Nach kurzer Frist, nahe bevor die Helligkeit des Tages anbrach, kam der Sterbende noch einmal zu vollem Bewußtsein. Es ergeht dem menschlichen Geist im Tode bisweilen wie der Sonne nach einem grauen Tag. Nahe am Horizont, dicht vor ihrem Untergang, bricht sie noch einmal in ihrer ganzen Klarheit hervor und erscheint siegesgewisser und machtvoller, als nach manchem unbewölkten Tag. In einem Gefühl seltsamer Lebensleichtigkeit öffnete er seine Augen und sah den bestirnten Himmel zwischen den Zweigen der Bäume, in seiner geheimnisvollen Herrlichkeit. Der Wind seufzte und in seiner Nähe erklang ein rufendes Stöhnen, immer in kleineren Abständen, wie der Atem kam und ging. Die Töne vermischten sich in der Dunkelheit, als wären es jene geheimnisvollen Laute der Auferstehung und des Dahinsinkens, wie sie die Natur im hereinbrechenden Frühling erfüllen.

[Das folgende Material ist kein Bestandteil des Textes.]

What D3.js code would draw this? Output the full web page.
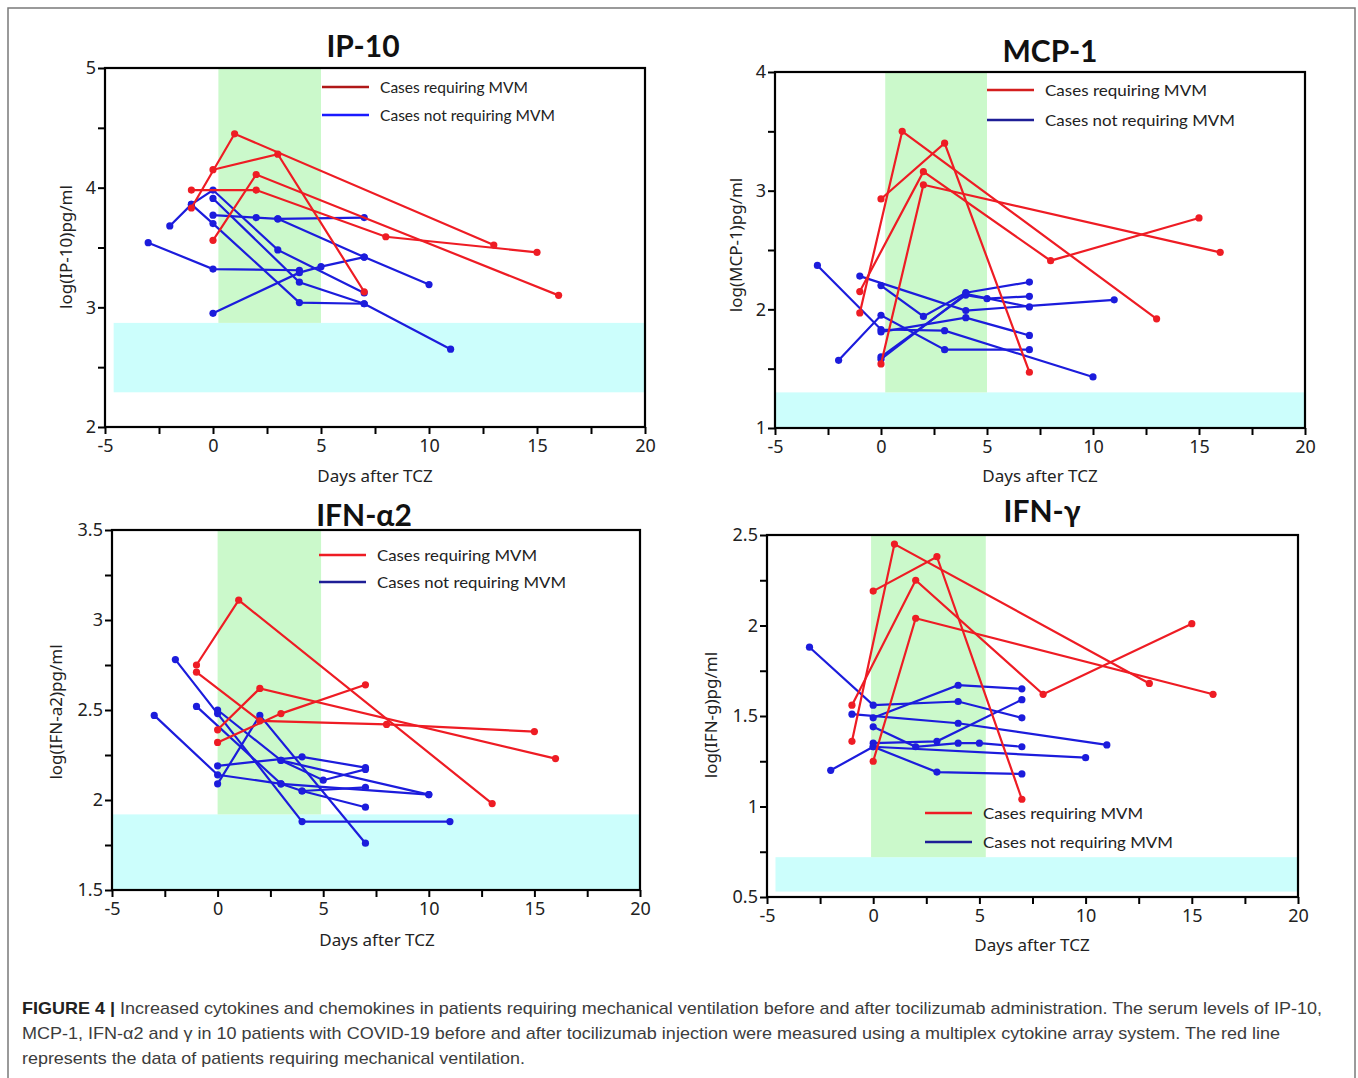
<!DOCTYPE html>
<meta charset="utf-8">
<html>
<head>
  <title>Figure 4 cytokines</title>
</head>
<style>
body {
  margin: 0;
  background: #fff;
}
svg text {
  font-family: "Noto Sans", "DejaVu Sans", sans-serif;
  fill: #222;
}
.title {
  font-family: Lato, "Open Sans", sans-serif;
  font-weight: bold;
  font-size: 30px;
  fill: #111;
}
.legend {
  font-family: Lato, "Open Sans", sans-serif;
  font-size: 16px;
}
.axis-label {
  font-size: 17px;
}
.caption {
  font-family: "Liberation Sans", Arial, sans-serif;
  font-size: 17px;
  fill: #3c3c3c;
}
</style>
<body>
<svg width="1358" height="1078"></svg>
<script src="https://cdnjs.cloudflare.com/ajax/libs/d3/7.8.5/d3.min.js"></script>
<script>
// tick labels
var dayTicks = [-5, 0, 5, 10, 15, 20];
var legendLabels = ["Cases requiring MVM", "Cases not requiring MVM"];

// each series is one patient: [day, log value]
var ip10Red = [
  [[-1, 3.83], [1, 4.45], [13, 3.52]],
  [[-1, 3.98], [2, 3.98], [8, 3.59], [15, 3.46]],
  [[0, 4.15], [3, 4.28], [7, 3.13]],
  [[0, 3.56], [2, 4.11], [16, 3.10]]
];
var ip10Blue = [
  [[-3, 3.54], [0, 3.32], [4, 3.31]],
  [[0, 2.95], [4, 3.29], [5, 3.34], [7, 3.42]],
  [[-2, 3.68], [-1, 3.86], [0, 3.98], [3, 3.48], [7, 3.12]],
  [[0, 3.77], [2, 3.75], [3, 3.74], [7, 3.75]],
  [[3, 3.74], [7, 3.42], [10, 3.19]],
  [[0, 3.91], [4, 3.21], [7, 3.03], [11, 2.65]],
  [[-1, 3.86], [0, 3.70], [4, 3.04], [7, 3.03]]
];

var mcp1Red = [
  [[-1, 1.97], [1, 3.50], [13, 1.92]],
  [[-1, 2.15], [2, 3.16], [8, 2.41], [15, 2.77]],
  [[0, 2.93], [3, 3.40], [7, 1.47]],
  [[0, 1.54], [2, 3.05], [16, 2.48]]
];
var mcp1Blue = [
  [[-3, 2.37], [0, 1.83], [3, 1.82], [10, 1.43]],
  [[-2, 1.57], [0, 1.95], [3, 1.66], [7, 1.66]],
  [[-1, 2.28], [4, 1.99], [11, 2.08]],
  [[0, 2.20], [2, 1.94], [4, 2.14], [7, 2.23]],
  [[0, 1.60], [4, 2.12], [5, 2.09], [7, 2.11]],
  [[0, 1.58], [4, 2.13], [7, 2.02]],
  [[0, 1.81], [4, 1.93], [7, 1.78]]
];

var ifna2Red = [
  [[-1, 2.75], [1, 3.11], [13, 1.98]],
  [[-1, 2.71], [2, 2.44], [8, 2.42], [15, 2.38]],
  [[0, 2.32], [3, 2.48], [7, 2.64]],
  [[0, 2.39], [2, 2.62], [16, 2.23]]
];
var ifna2Blue = [
  [[-3, 2.47], [0, 2.14], [3, 2.09], [10, 2.03]],
  [[-2, 2.78], [0, 2.48], [4, 1.88], [11, 1.88]],
  [[-1, 2.52], [3, 2.09], [4, 2.05], [7, 2.07]],
  [[0, 2.09], [2, 2.47], [7, 1.76]],
  [[0, 2.19], [4, 2.24], [7, 2.18]],
  [[0, 2.50], [3, 2.22], [5, 2.11], [7, 2.17]],
  [[3, 2.22], [10, 2.03]],
  [[4, 2.05], [7, 1.96]]
];

var ifngRed = [
  [[-1, 1.36], [1, 2.45], [13, 1.68]],
  [[-1, 1.56], [2, 2.25], [8, 1.62], [15, 2.01]],
  [[0, 2.19], [3, 2.38], [7, 1.04]],
  [[0, 1.25], [2, 2.04], [16, 1.62]]
];
var ifngBlue = [
  [[-3, 1.88], [0, 1.56], [4, 1.58], [7, 1.49]],
  [[-2, 1.20], [0, 1.33], [3, 1.19], [7, 1.18]],
  [[-1, 1.51], [4, 1.46], [11, 1.34]],
  [[0, 1.49], [4, 1.67], [7, 1.65]],
  [[0, 1.44], [2, 1.33], [4, 1.35], [5, 1.35], [7, 1.33]],
  [[0, 1.35], [3, 1.36], [7, 1.59]],
  [[0, 1.33], [10, 1.27]]
];

var captionLines = [
  ["FIGURE 4 | ", "Increased cytokines and chemokines in patients requiring mechanical ventilation before and after tocilizumab administration. The serum levels of IP-10,"],
  ["", "MCP-1, IFN-\u03b12 and \u03b3 in 10 patients with COVID-19 before and after tocilizumab injection were measured using a multiplex cytokine array system. The red line"],
  ["", "represents the data of patients requiring mechanical ventilation."]
];

var RED = "#ee1c24", BLUE = "#1c1cdc";

var panels = [
  {title: "IP-10", yLabel: "log(IP-10)pg/ml", red: ip10Red, blue: ip10Blue,
   yDomain: [2, 5], yLabels: [2, 3, 4, 5], yStep: 0.5,
   left: 105, right: 645, top: 68, bottom: 427,
   titleX: 363, titleY: 57,
   green: [0.25, 5, 2.87], cyan: [-4.6, 20, 2.29, 2.87],
   legX: 322, legY: 87, legGap: 28, legRed: "#b01818", legBlue: "#1a1aff",
   legW: [148, 175], yLabX: 66, yLabY: 247, xLabX: 375, xLabY: 482},
  {title: "MCP-1", yLabel: "log(MCP-1)pg/ml", red: mcp1Red, blue: mcp1Blue,
   yDomain: [1, 4], yLabels: [1, 2, 3, 4], yStep: 0.5,
   left: 775, right: 1305, top: 72, bottom: 428,
   titleX: 1050, titleY: 62,
   green: [0.2, 5, 1.3], cyan: [-5, 20, 1, 1.3],
   legX: 987, legY: 90, legGap: 30, legRed: "#d41e1e", legBlue: "#1e1e96",
   legW: [162, 190], yLabX: 736, yLabY: 245, xLabX: 1040, xLabY: 482},
  {title: "IFN-\u03b12", yLabel: "log(IFN-a2)pg/ml", red: ifna2Red, blue: ifna2Blue,
   yDomain: [1.5, 3.5], yLabels: [1.5, 2, 2.5, 3, 3.5], yStep: 0.25,
   left: 112, right: 640, top: 530, bottom: 890,
   titleX: 364, titleY: 526,
   green: [0, 4.9, 1.92], cyan: [-5, 20, 1.5, 1.92],
   legX: 319, legY: 555, legGap: 27, legRed: "#ee1c24", legBlue: "#1e1e96",
   legW: [160, 189], yLabX: 56, yLabY: 712, xLabX: 377, xLabY: 946},
  {title: "IFN-\u03b3", yLabel: "log(IFN-g)pg/ml", red: ifngRed, blue: ifngBlue,
   yDomain: [0.5, 2.5], yLabels: [0.5, 1, 1.5, 2, 2.5], yStep: 0.25,
   left: 767, right: 1298, top: 535, bottom: 897,
   titleX: 1042, titleY: 522,
   green: [-0.1, 5.3, 0.72], cyan: [-4.6, 20, 0.53, 0.72],
   legX: 925, legY: 813, legGap: 29, legRed: "#ee1c24", legBlue: "#1e1e96",
   legW: [160, 190], yLabX: 711, yLabY: 715, xLabX: 1032, xLabY: 951}
];

var svg = d3.select("svg");

// outer frame of the figure
svg.append("rect")
  .attr("x", 8).attr("y", 8)
  .attr("width", 1347).attr("height", 1090)
  .attr("fill", "none")
  .attr("stroke", "#7a7a7a")
  .attr("stroke-width", 1.5);

panels.forEach(function(p) {
  var x = d3.scaleLinear().domain([-5, 20]).range([p.left, p.right]);
  var y = d3.scaleLinear().domain(p.yDomain).range([p.bottom, p.top]);
  var g = svg.append("g");

  // shaded bands
  g.append("rect")
    .attr("x", x(p.cyan[0])).attr("width", x(p.cyan[1]) - x(p.cyan[0]))
    .attr("y", y(p.cyan[3])).attr("height", y(p.cyan[2]) - y(p.cyan[3]))
    .attr("fill", "#ccfefc");
  g.append("rect")
    .attr("x", x(p.green[0])).attr("width", x(p.green[1]) - x(p.green[0]))
    .attr("y", p.top).attr("height", y(p.green[2]) - p.top)
    .attr("fill", "#cbf9cb");

  var line = d3.line()
    .x(function(d) { return x(d[0]); })
    .y(function(d) { return y(d[1]); });

  [[p.blue, BLUE], [p.red, RED]].forEach(function(grp) {
    g.selectAll(null)
      .data(grp[0])
      .enter()
      .append("path")
      .attr("d", line)
      .attr("fill", "none")
      .attr("stroke", grp[1])
      .attr("stroke-width", 2.2);
    g.selectAll(null)
      .data(d3.merge(grp[0]))
      .enter()
      .append("circle")
      .attr("cx", function(d) { return x(d[0]); })
      .attr("cy", function(d) { return y(d[1]); })
      .attr("r", 3.6)
      .attr("fill", grp[1]);
  });

  // plot box
  g.append("rect")
    .attr("x", p.left).attr("y", p.top)
    .attr("width", p.right - p.left).attr("height", p.bottom - p.top)
    .attr("fill", "none")
    .attr("stroke", "#000")
    .attr("stroke-width", 2.2);

  // axes
  var xAxis = d3.axisBottom(x)
    .tickValues(d3.range(-5, 20.01, 2.5))
    .tickSize(7)
    .tickFormat(function(d) { return dayTicks.indexOf(d) >= 0 ? d : ""; });
  var yTickVals = d3.range(p.yDomain[0], p.yDomain[1] + 0.001, p.yStep);
  var yAxis = d3.axisLeft(y)
    .tickValues(yTickVals)
    .tickSize(7)
    .tickFormat(function(d) { return p.yLabels.indexOf(d) >= 0 ? d : ""; });

  var gx = g.append("g")
    .attr("transform", "translate(0," + p.bottom + ")")
    .call(xAxis);
  var gy = g.append("g")
    .attr("transform", "translate(" + p.left + ",0)")
    .call(yAxis);
  [gx, gy].forEach(function(a) {
    a.select(".domain").remove();
    a.selectAll("line").attr("stroke", "#000").attr("stroke-width", 2);
    a.selectAll("text")
      .style("font-family", "\"Noto Sans\", sans-serif")
      .style("font-size", "18px")
      .attr("fill", "#222");
  });
  gx.selectAll("text").attr("y", 12);
  gy.selectAll("text").attr("x", -9);

  // titles and axis labels
  g.append("text")
    .attr("class", "title")
    .attr("x", p.titleX).attr("y", p.titleY)
    .attr("text-anchor", "middle")
    .text(p.title);
  g.append("text")
    .attr("class", "axis-label")
    .attr("x", p.xLabX).attr("y", p.xLabY)
    .attr("text-anchor", "middle")
    .text("Days after TCZ");
  g.append("text")
    .attr("class", "axis-label")
    .attr("transform", "translate(" + p.yLabX + "," + p.yLabY + ") rotate(-90)")
    .attr("text-anchor", "middle")
    .attr("dy", "0.35em")
    .text(p.yLabel);

  // legend
  [p.legRed, p.legBlue].forEach(function(c, i) {
    var ly = p.legY + i * p.legGap;
    g.append("line")
      .attr("x1", p.legX).attr("x2", p.legX + 47)
      .attr("y1", ly).attr("y2", ly)
      .attr("stroke", c)
      .attr("stroke-width", 2.4);
    g.append("text")
      .attr("class", "legend")
      .attr("x", p.legX + 58).attr("y", ly + 6)
      .attr("textLength", p.legW[i])
      .attr("lengthAdjust", "spacingAndGlyphs")
      .text(legendLabels[i]);
  });
});

// caption
var capWidths = [1300, 1258, 503];
captionLines.forEach(function(l, i) {
  var t = svg.append("text")
    .attr("class", "caption")
    .attr("x", 22)
    .attr("y", 1014 + i * 25)
    .attr("textLength", capWidths[i])
    .attr("lengthAdjust", "spacingAndGlyphs");
  if (l[0]) {
    t.append("tspan").attr("font-weight", "bold").attr("fill", "#222").text(l[0]);
  }
  t.append("tspan").text(l[1]);
});
</script>
</body>
</html>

Ich sterbe im Grunde nicht für die Güter, die ihr preist, dachte er, wie in einem Traum, nicht für die Interessen der Parteien, nicht für die Wohlfahrt der Lebenden, für kein vergängliches Gut, sondern ich sterbe, weil in meiner Brust der Wunsch lebendig war, mich restlos und ohne Schranken für etwas Großes dahinzugeben. Ich sterbe, weil ich den tatlosen Alltag im Grunde meines Herzens verachtet habe und die Niedrigkeit eines gleichmütigen Dahinlebens, ohne Adel, ohne Hoheit. Ich und alle, die mir in das Grab ihrer Jugend vorangegangen sind, wir haben als Söhne dieses oder jenes Landes gelebt oder gewirkt, aber sterben kann ein jeder nur als Mensch. Nennt Ihr Lebenden euch mit Stolz und Leidenschaft die Söhne eurer Völker oder eurer Nationen, uns Vollendete ehrt nur der Name Brüder. Wir fragen nicht danach, wer Sieger geblieben ist, denn wir haben gesiegt.
Mit der hereinbrechenden Morgendämmerung fanden die Kameraden den Toten am Waldrand. Als sie ihn aufhoben, stand wie im Licht der heraufbrechenden Sonne ein Glanz in dem wächsernen Gesicht, wie die Gewißheit einer tiefen Beruhigung. Sie schauten sich ohne zu sprechen an, in ihrer einfachen, leidgewohnten Trauer, als begriffen sie dieses Licht, dessen himmlischer Widerschein über dem Grauen aller Totenfelder liegt. Er ruht dort wie die Ahnung einer verborgenen Rechtfertigung der furchtbaren Willkür des Krieges, an dem niemand Schuld trägt, als das Wesen des Menschen.